This is your second collaborating with True Religion. What was different this time around?
We had time to create more of a theme. The first time it was like, "Okay, what can we do really quickly, between shows and all of that?"
I took inspiration from things that I was shopping for, and what I was always looking for. I like clothes that have a detail; like if it's a shirt, does it have leather accent or a zipper — something that stands out?
I'm bad at accessorizing like with belts and stuff, so I built them in. Like, this pair of black jeans has a zipper at the waist that looks like a belt.
What do you like about the design process?
That you have a say and an opinion on what you're doing. That you have so many options of fabrics and choices, it's like a candy store.

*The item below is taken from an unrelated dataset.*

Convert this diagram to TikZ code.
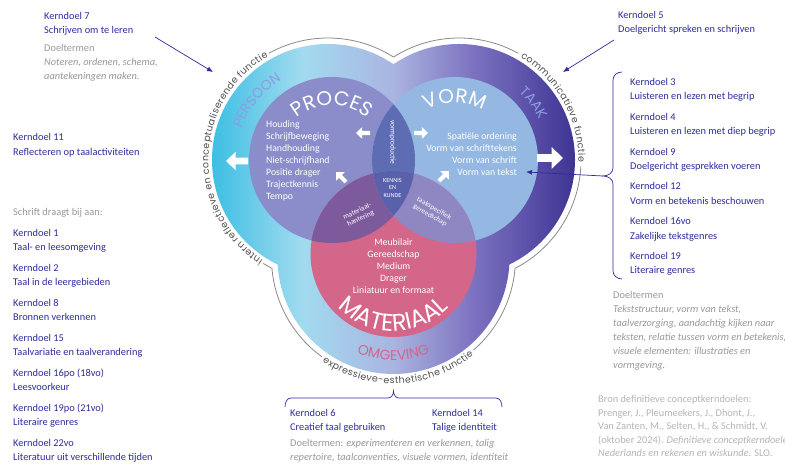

Is there anything about the process that surprised you?
Communication. You see something a certain way and hopefully the person you're explaining it to sees it the same way, so when they make the sample it's what you want. It was pretty easy because I'm so into the details of explaining how I wanted everything.
Do you explain mainly through words and feel, or did you sketch or write anything out?
Words and feel, I didn't sketch anything out. The first meeting in New York I came in with samples of fabrics that I was into at the time.
Where did you get the fabrics?
Old pieces of clothing that I had, a book bag, even accessories, like "this is the type of gunmetal."
You did a lot of skinnies, you have one flare. Are you more into skinnies?
Yes, I'm more of a skinnies girl.
When it comes to fall fashion, what are you looking forward to this season?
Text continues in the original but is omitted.